My good friend Ryan’s dad, Tim FitzGerald*, asked me if I would like to go with my dad, and I believe God led me to accept. My dad and I have always had a good relationship, so I thought maybe it wasn’t necessary. However, I always try to say yes to any opportunity that might get me closer to my Heavenly Father and earthly father. My dad and I had always been close in a sense, but looking back on it, it was probably more surface level. I think we both always wanted to go deeper, but we might not have known how.
We had a lot of uncertainty before we came to CITS. We both did not really know what to expect, and I think we were both nervous. We were excited to get to know each other better, but thought that maybe we didn’t need someone else or a camp for that to happen. But we soon learned that although we could do it ourselves, the intentionality and design of the camp created conversations we would not have had otherwise.
The relationships that we formed with the other camp members were special ones. Being able to unplug and dive deep into God’s word together, as well as the planned activities, helped create a quick bond between the other fathers, sons, and volunteers. My dad and I knew more about each other than we ever thought we would as we left camp that day. Not just surface level knowledge, but about what drives us, why we are the way we are, and how to communicate all of that going forward. It was bittersweet. I, for one, did not want to leave.
Since CITS, my dad and I have been able to have more honest conversations with each other. We are able to hold each other accountable, and our relationship has deepened. CITS helped us get there, and once you reach that level, it is much easier to stay there!
The lessons I learned at CITS will stay with me forever. The most impactful thing I learned was the power of vulnerability. Men are conditioned to keep things in, or to try and solve everything ourselves. We also always try to show the best version of ourselves. My time at camp taught me the power of being authentic and letting people know your struggles.
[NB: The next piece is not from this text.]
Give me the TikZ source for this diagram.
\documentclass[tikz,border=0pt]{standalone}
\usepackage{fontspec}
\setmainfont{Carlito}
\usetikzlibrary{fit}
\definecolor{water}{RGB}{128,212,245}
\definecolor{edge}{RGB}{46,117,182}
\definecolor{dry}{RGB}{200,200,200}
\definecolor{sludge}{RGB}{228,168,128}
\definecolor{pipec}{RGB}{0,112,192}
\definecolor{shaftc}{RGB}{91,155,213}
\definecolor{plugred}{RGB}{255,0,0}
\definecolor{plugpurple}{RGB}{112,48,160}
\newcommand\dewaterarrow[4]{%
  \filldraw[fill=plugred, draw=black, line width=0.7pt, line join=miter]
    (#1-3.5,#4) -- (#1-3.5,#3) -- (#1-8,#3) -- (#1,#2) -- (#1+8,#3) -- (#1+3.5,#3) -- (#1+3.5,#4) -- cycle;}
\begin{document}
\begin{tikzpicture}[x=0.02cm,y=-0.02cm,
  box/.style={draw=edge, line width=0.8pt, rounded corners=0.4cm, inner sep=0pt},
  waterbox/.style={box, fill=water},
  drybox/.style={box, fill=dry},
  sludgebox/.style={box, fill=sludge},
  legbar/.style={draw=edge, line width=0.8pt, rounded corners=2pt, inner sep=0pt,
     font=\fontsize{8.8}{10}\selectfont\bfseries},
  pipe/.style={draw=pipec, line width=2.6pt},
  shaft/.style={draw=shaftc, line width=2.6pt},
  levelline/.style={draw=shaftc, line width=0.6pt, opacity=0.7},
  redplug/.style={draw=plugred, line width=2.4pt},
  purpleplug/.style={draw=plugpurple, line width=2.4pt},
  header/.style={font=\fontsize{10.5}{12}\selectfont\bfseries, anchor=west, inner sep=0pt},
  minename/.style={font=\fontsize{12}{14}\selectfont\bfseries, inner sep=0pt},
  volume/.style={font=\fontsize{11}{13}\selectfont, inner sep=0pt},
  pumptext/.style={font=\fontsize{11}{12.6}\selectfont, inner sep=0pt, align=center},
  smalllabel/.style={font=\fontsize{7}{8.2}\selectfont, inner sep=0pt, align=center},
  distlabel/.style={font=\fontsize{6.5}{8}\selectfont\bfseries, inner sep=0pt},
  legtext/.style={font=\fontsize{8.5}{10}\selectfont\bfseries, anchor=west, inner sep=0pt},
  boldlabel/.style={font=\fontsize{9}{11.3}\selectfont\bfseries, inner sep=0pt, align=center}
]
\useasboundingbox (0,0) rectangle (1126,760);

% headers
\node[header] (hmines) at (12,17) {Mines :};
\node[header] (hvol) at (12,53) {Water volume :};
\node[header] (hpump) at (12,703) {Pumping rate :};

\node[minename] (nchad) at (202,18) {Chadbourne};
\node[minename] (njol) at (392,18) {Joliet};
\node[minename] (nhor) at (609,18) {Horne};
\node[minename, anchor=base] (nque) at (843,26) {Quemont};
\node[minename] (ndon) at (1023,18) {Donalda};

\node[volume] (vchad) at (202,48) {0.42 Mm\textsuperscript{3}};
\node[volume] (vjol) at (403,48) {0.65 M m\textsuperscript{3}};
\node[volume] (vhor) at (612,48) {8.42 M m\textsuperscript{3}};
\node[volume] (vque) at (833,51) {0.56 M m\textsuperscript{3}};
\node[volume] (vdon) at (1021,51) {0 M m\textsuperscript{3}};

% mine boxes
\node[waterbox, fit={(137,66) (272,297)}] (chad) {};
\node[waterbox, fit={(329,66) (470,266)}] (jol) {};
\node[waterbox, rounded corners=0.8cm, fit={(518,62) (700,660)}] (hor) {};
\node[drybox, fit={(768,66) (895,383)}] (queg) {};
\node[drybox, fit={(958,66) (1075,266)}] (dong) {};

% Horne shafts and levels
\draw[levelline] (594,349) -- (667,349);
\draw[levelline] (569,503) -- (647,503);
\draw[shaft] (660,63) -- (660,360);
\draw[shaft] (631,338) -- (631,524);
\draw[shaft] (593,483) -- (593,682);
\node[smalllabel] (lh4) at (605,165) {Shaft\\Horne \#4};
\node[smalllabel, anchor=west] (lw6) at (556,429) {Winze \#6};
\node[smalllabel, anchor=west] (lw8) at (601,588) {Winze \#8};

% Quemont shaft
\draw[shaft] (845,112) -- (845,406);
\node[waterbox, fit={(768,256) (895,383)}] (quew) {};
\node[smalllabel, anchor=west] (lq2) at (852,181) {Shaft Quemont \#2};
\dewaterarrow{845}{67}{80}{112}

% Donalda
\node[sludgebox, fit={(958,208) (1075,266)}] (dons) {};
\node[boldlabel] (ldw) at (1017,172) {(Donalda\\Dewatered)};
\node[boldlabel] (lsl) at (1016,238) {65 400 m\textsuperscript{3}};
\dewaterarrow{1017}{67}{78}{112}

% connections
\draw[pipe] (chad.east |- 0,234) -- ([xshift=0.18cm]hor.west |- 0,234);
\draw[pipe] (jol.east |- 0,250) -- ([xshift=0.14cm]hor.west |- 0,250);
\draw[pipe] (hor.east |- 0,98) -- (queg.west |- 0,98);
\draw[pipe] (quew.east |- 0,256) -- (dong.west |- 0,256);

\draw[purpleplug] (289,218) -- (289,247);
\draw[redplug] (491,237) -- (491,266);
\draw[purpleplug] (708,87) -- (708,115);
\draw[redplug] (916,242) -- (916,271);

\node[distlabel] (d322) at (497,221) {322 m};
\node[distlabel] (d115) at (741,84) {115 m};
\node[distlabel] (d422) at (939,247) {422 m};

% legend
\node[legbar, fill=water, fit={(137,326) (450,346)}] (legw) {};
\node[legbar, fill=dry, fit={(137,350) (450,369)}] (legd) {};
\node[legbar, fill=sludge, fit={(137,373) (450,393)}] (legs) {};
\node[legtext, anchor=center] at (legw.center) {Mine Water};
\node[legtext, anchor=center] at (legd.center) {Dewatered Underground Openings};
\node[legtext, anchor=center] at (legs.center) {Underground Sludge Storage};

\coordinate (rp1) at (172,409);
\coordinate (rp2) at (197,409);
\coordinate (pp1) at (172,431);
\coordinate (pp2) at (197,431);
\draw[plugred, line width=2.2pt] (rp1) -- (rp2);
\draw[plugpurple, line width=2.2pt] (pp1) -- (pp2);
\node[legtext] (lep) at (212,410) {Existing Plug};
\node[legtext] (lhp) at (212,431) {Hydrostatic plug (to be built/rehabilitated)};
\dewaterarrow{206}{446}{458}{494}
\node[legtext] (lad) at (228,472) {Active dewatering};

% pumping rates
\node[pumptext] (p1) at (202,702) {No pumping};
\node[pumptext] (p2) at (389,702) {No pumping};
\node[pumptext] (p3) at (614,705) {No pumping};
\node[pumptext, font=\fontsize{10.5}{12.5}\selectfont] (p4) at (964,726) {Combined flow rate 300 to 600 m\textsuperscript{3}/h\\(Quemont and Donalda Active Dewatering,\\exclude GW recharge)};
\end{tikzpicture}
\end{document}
Sharing successes builds walls, while sharing weaknesses builds bridges. I think we, as a group and as a father and son, were able to build many bridges that week. The weight that leaves your shoulders when you realize you don’t have to be perfect is life changing.
The second biggest takeaway I had was that we are all God’s children. My dad may be my dad here on earth, but we are all the Father’s sons. Realizing this helped my dad and I be able to think through things together and become brothers in Christ. This transformation from the typical father-son dynamic to more of a brotherly love dynamic allowed us to work on our faith journey side by side. It also allowed us to have conversations as equals. My dad will always be my dad (and hero), but I think our relationship changed to be less vertical and more horizontal. We arrived as father and son, and we left as friends.